* _REQUIREMENT_: Write out all of the entries exactly as given.
== == ==
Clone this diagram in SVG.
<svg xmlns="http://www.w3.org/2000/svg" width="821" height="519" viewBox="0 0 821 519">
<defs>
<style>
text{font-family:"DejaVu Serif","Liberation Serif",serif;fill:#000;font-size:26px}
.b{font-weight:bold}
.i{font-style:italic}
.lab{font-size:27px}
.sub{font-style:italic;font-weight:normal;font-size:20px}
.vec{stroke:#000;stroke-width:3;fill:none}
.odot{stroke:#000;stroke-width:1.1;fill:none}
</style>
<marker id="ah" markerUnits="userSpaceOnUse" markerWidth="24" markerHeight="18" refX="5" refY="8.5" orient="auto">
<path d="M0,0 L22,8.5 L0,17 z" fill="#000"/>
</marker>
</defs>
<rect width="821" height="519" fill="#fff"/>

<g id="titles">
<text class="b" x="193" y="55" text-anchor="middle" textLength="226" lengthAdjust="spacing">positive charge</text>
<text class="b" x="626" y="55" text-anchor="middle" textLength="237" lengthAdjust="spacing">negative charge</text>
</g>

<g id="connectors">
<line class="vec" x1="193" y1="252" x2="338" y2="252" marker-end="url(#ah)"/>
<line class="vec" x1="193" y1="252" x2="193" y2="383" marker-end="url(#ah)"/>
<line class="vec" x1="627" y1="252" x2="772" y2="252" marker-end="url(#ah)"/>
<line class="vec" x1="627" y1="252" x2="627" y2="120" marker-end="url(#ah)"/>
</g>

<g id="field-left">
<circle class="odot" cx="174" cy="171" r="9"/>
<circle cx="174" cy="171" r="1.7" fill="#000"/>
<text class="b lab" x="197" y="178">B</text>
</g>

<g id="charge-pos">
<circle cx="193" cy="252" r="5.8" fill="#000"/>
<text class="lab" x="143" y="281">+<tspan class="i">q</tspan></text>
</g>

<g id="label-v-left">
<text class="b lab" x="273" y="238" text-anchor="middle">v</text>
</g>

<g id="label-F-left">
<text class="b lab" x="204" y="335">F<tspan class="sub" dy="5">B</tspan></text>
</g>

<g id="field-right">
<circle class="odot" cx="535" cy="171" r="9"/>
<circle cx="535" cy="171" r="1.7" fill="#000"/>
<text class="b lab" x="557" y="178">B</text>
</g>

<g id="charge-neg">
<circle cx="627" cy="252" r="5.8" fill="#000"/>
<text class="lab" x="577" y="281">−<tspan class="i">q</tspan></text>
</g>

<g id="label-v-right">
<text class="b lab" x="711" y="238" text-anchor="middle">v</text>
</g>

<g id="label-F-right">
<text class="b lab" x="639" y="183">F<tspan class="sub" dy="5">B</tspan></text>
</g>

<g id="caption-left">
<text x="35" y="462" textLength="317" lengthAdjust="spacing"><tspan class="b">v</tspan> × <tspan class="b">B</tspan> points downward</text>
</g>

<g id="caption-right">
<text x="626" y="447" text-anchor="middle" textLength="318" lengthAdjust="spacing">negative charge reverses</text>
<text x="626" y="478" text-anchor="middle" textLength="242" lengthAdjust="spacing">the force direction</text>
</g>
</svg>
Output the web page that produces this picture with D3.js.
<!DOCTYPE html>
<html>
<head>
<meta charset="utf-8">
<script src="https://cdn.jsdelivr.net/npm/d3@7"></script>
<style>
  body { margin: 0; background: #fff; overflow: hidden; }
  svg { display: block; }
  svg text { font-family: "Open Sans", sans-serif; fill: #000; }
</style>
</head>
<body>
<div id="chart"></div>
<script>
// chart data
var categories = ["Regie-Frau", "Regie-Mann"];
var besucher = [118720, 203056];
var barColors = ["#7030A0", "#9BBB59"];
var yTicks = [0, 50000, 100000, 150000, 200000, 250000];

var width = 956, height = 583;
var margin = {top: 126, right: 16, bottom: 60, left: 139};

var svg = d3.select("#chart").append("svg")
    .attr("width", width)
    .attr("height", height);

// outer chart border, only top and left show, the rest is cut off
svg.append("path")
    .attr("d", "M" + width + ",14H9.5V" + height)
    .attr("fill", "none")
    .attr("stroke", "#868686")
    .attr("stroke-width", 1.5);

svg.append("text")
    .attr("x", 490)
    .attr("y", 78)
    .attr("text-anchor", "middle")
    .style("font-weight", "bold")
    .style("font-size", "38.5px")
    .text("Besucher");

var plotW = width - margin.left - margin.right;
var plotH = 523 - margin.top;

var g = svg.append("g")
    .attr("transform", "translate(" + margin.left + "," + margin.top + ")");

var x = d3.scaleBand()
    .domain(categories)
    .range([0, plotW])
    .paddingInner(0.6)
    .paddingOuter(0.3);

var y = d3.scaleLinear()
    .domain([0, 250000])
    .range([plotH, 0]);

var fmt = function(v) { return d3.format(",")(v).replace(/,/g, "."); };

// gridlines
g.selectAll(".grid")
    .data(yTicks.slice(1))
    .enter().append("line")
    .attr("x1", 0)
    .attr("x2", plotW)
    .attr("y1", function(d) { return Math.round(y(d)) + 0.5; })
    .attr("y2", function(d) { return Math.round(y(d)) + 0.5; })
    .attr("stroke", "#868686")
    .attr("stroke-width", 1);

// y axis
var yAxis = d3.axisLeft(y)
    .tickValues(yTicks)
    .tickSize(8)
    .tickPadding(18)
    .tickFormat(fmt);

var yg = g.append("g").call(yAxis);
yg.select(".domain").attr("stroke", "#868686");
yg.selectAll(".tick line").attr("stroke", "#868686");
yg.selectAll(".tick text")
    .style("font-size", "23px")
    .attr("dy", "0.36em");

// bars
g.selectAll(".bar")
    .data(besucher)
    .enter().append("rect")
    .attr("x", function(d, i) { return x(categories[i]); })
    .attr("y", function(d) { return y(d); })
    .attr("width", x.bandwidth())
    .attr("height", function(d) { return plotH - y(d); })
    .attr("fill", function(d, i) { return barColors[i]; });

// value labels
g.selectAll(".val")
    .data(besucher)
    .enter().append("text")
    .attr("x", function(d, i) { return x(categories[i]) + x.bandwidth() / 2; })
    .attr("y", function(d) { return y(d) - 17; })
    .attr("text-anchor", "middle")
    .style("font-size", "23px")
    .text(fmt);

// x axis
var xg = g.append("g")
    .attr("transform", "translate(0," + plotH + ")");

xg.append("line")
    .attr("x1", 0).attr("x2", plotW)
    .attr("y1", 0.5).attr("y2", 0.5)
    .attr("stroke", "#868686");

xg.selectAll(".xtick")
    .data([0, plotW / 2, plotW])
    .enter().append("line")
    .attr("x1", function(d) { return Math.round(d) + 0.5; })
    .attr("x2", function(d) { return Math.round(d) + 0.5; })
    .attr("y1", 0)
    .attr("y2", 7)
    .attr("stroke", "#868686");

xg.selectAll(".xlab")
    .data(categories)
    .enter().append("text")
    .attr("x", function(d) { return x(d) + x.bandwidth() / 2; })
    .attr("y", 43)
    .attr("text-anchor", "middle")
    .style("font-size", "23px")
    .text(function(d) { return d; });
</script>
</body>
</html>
== == ==
* _SOLUTION_:
Clone this diagram in SVG.
<svg xmlns="http://www.w3.org/2000/svg" width="821" height="519" viewBox="0 0 821 519">
<defs>
<style>
text{font-family:"DejaVu Serif","Liberation Serif",serif;fill:#000;font-size:26px}
.b{font-weight:bold}
.i{font-style:italic}
.lab{font-size:27px}
.sub{font-style:italic;font-weight:normal;font-size:20px}
.vec{stroke:#000;stroke-width:3;fill:none}
.odot{stroke:#000;stroke-width:1.1;fill:none}
</style>
<marker id="ah" markerUnits="userSpaceOnUse" markerWidth="24" markerHeight="18" refX="5" refY="8.5" orient="auto">
<path d="M0,0 L22,8.5 L0,17 z" fill="#000"/>
</marker>
</defs>
<rect width="821" height="519" fill="#fff"/>

<g id="titles">
<text class="b" x="193" y="55" text-anchor="middle" textLength="226" lengthAdjust="spacing">positive charge</text>
<text class="b" x="626" y="55" text-anchor="middle" textLength="237" lengthAdjust="spacing">negative charge</text>
</g>

<g id="connectors">
<line class="vec" x1="193" y1="252" x2="338" y2="252" marker-end="url(#ah)"/>
<line class="vec" x1="193" y1="252" x2="193" y2="383" marker-end="url(#ah)"/>
<line class="vec" x1="627" y1="252" x2="772" y2="252" marker-end="url(#ah)"/>
<line class="vec" x1="627" y1="252" x2="627" y2="120" marker-end="url(#ah)"/>
</g>

<g id="field-left">
<circle class="odot" cx="174" cy="171" r="9"/>
<circle cx="174" cy="171" r="1.7" fill="#000"/>
<text class="b lab" x="197" y="178">B</text>
</g>

<g id="charge-pos">
<circle cx="193" cy="252" r="5.8" fill="#000"/>
<text class="lab" x="143" y="281">+<tspan class="i">q</tspan></text>
</g>

<g id="label-v-left">
<text class="b lab" x="273" y="238" text-anchor="middle">v</text>
</g>

<g id="label-F-left">
<text class="b lab" x="204" y="335">F<tspan class="sub" dy="5">B</tspan></text>
</g>

<g id="field-right">
<circle class="odot" cx="535" cy="171" r="9"/>
<circle cx="535" cy="171" r="1.7" fill="#000"/>
<text class="b lab" x="557" y="178">B</text>
</g>

<g id="charge-neg">
<circle cx="627" cy="252" r="5.8" fill="#000"/>
<text class="lab" x="577" y="281">−<tspan class="i">q</tspan></text>
</g>

<g id="label-v-right">
<text class="b lab" x="711" y="238" text-anchor="middle">v</text>
</g>

<g id="label-F-right">
<text class="b lab" x="639" y="183">F<tspan class="sub" dy="5">B</tspan></text>
</g>

<g id="caption-left">
<text x="35" y="462" textLength="317" lengthAdjust="spacing"><tspan class="b">v</tspan> × <tspan class="b">B</tspan> points downward</text>
</g>

<g id="caption-right">
<text x="626" y="447" text-anchor="middle" textLength="318" lengthAdjust="spacing">negative charge reverses</text>
<text x="626" y="478" text-anchor="middle" textLength="242" lengthAdjust="spacing">the force direction</text>
</g>
</svg>
Output the web page that produces this picture with D3.js.
<!DOCTYPE html>
<html>
<head>
<meta charset="utf-8">
<script src="https://cdn.jsdelivr.net/npm/d3@7"></script>
<style>
  body { margin: 0; background: #fff; overflow: hidden; }
  svg { display: block; }
  svg text { font-family: "Open Sans", sans-serif; fill: #000; }
</style>
</head>
<body>
<div id="chart"></div>
<script>
// chart data
var categories = ["Regie-Frau", "Regie-Mann"];
var besucher = [118720, 203056];
var barColors = ["#7030A0", "#9BBB59"];
var yTicks = [0, 50000, 100000, 150000, 200000, 250000];

var width = 956, height = 583;
var margin = {top: 126, right: 16, bottom: 60, left: 139};

var svg = d3.select("#chart").append("svg")
    .attr("width", width)
    .attr("height", height);

// outer chart border, only top and left show, the rest is cut off
svg.append("path")
    .attr("d", "M" + width + ",14H9.5V" + height)
    .attr("fill", "none")
    .attr("stroke", "#868686")
    .attr("stroke-width", 1.5);

svg.append("text")
    .attr("x", 490)
    .attr("y", 78)
    .attr("text-anchor", "middle")
    .style("font-weight", "bold")
    .style("font-size", "38.5px")
    .text("Besucher");

var plotW = width - margin.left - margin.right;
var plotH = 523 - margin.top;

var g = svg.append("g")
    .attr("transform", "translate(" + margin.left + "," + margin.top + ")");

var x = d3.scaleBand()
    .domain(categories)
    .range([0, plotW])
    .paddingInner(0.6)
    .paddingOuter(0.3);

var y = d3.scaleLinear()
    .domain([0, 250000])
    .range([plotH, 0]);

var fmt = function(v) { return d3.format(",")(v).replace(/,/g, "."); };

// gridlines
g.selectAll(".grid")
    .data(yTicks.slice(1))
    .enter().append("line")
    .attr("x1", 0)
    .attr("x2", plotW)
    .attr("y1", function(d) { return Math.round(y(d)) + 0.5; })
    .attr("y2", function(d) { return Math.round(y(d)) + 0.5; })
    .attr("stroke", "#868686")
    .attr("stroke-width", 1);

// y axis
var yAxis = d3.axisLeft(y)
    .tickValues(yTicks)
    .tickSize(8)
    .tickPadding(18)
    .tickFormat(fmt);

var yg = g.append("g").call(yAxis);
yg.select(".domain").attr("stroke", "#868686");
yg.selectAll(".tick line").attr("stroke", "#868686");
yg.selectAll(".tick text")
    .style("font-size", "23px")
    .attr("dy", "0.36em");

// bars
g.selectAll(".bar")
    .data(besucher)
    .enter().append("rect")
    .attr("x", function(d, i) { return x(categories[i]); })
    .attr("y", function(d) { return y(d); })
    .attr("width", x.bandwidth())
    .attr("height", function(d) { return plotH - y(d); })
    .attr("fill", function(d, i) { return barColors[i]; });

// value labels
g.selectAll(".val")
    .data(besucher)
    .enter().append("text")
    .attr("x", function(d, i) { return x(categories[i]) + x.bandwidth() / 2; })
    .attr("y", function(d) { return y(d) - 17; })
    .attr("text-anchor", "middle")
    .style("font-size", "23px")
    .text(fmt);

// x axis
var xg = g.append("g")
    .attr("transform", "translate(0," + plotH + ")");

xg.append("line")
    .attr("x1", 0).attr("x2", plotW)
    .attr("y1", 0.5).attr("y2", 0.5)
    .attr("stroke", "#868686");

xg.selectAll(".xtick")
    .data([0, plotW / 2, plotW])
    .enter().append("line")
    .attr("x1", function(d) { return Math.round(d) + 0.5; })
    .attr("x2", function(d) { return Math.round(d) + 0.5; })
    .attr("y1", 0)
    .attr("y2", 7)
    .attr("stroke", "#868686");

xg.selectAll(".xlab")
    .data(categories)
    .enter().append("text")
    .attr("x", function(d) { return x(d) + x.bandwidth() / 2; })
    .attr("y", 43)
    .attr("text-anchor", "middle")
    .style("font-size", "23px")
    .text(function(d) { return d; });
</script>
</body>
</html>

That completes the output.